David Burrows, President and Chief Investment Strategist at Barometer Capital Management, has once again put a confident stamp on where the smart money should be headed. His latest appearance on BNN Bloomberg wasn’t just a market check-in, it was a declaration. A declaration that risk assets are not just surviving—they’re thriving. With global liquidity expanding, populist fiscal spending pushing demand, and equity market breadth improving, Burrows says the tides are turning in favor of large caps with pricing power, free cash flow and a grip on their future.

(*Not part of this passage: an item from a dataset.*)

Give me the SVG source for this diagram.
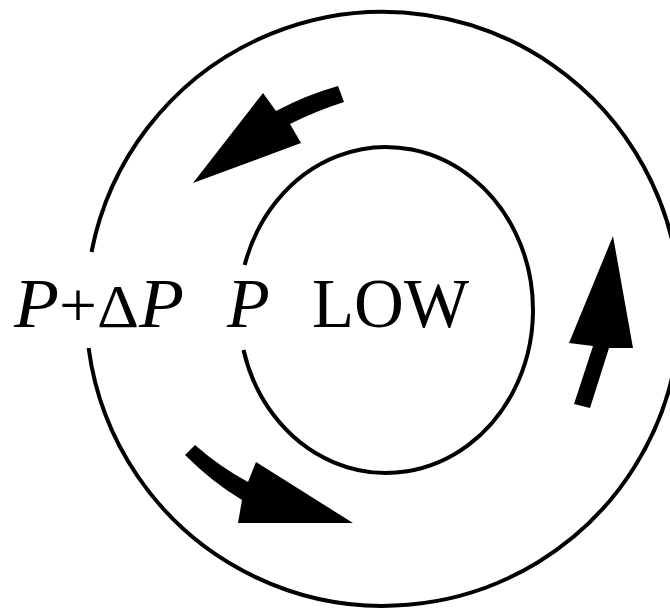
<svg xmlns="http://www.w3.org/2000/svg" width="670" height="610" viewBox="0 0 670 610">
<style>
.ring{fill:none;stroke:#000;stroke-width:4}
.arrow{fill:#000;stroke:none}
.lbl{font-family:"Liberation Serif","Times New Roman",serif;font-size:70px;fill:#000}
.it{font-style:italic}
</style>
<rect width="670" height="610" fill="#fff"/>
<g id="outer-ring">
<path class="ring" d="M91.5,252 A297,297 0 1 1 88.6,348"/>
</g>
<g id="inner-ring">
<path class="ring" d="M244.7,265 A147,163 0 1 1 243.5,350"/>
</g>
<g id="connectors">
<path id="arrow-top" class="arrow" d="M193,183 L263,93 L276,111 Q306,95 338,86 L344,102 Q316,111 290,124 L301,143 Z"/>
<path id="arrow-bottom" class="arrow" d="M185,455 L195,445 Q220,467 248,482 L256,462 L353,523 L238,523 L242,500 Q212,482 185,455 Z"/>
<path id="arrow-right" class="arrow" d="M613,236 L633,348 L609,348 L590,408 L574,404 L593,346 L569,343 Z"/>
</g>
<g id="label-outer">
<text class="lbl" x="14" y="327" textLength="170" lengthAdjust="spacingAndGlyphs"><tspan class="it">P</tspan><tspan font-size="64">+</tspan><tspan font-size="62">Δ</tspan><tspan class="it">P</tspan></text>
</g>
<g id="label-inner">
<text class="lbl it" x="227" y="327">P</text>
</g>
<g id="label-center">
<text class="lbl" x="312" y="327" textLength="157" lengthAdjust="spacingAndGlyphs">LOW</text>
</g>
</svg>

Since the Trump-led tariff shock rippled through markets, we’ve witnessed a recalibration. Breadth in equities and commodities has improved globally. That kind of synchronized strength across sectors is rare and typically signals the next leg up for risk-on assets. Burrows isn’t mincing words. He believes the macroeconomic backdrop—softening monetary policy, aggressive government spending and robust earnings potential—suggests risk assets are the place to be.
Barometer Capital isn’t chasing momentum blindly. They’re targeting self-financing companies with accelerating cash flows and the ability to return capital to shareholders. Companies that offer consistency, clarity and leverage over their own destinies. And in this environment, Burrows’ latest top picks—GE Aerospace (NYSE: GE), Agnico Eagle (TSX: AEM) and Imperial Oil (TSX: IMO)—stand out not just as solid plays, but as strategic bets on structural trends.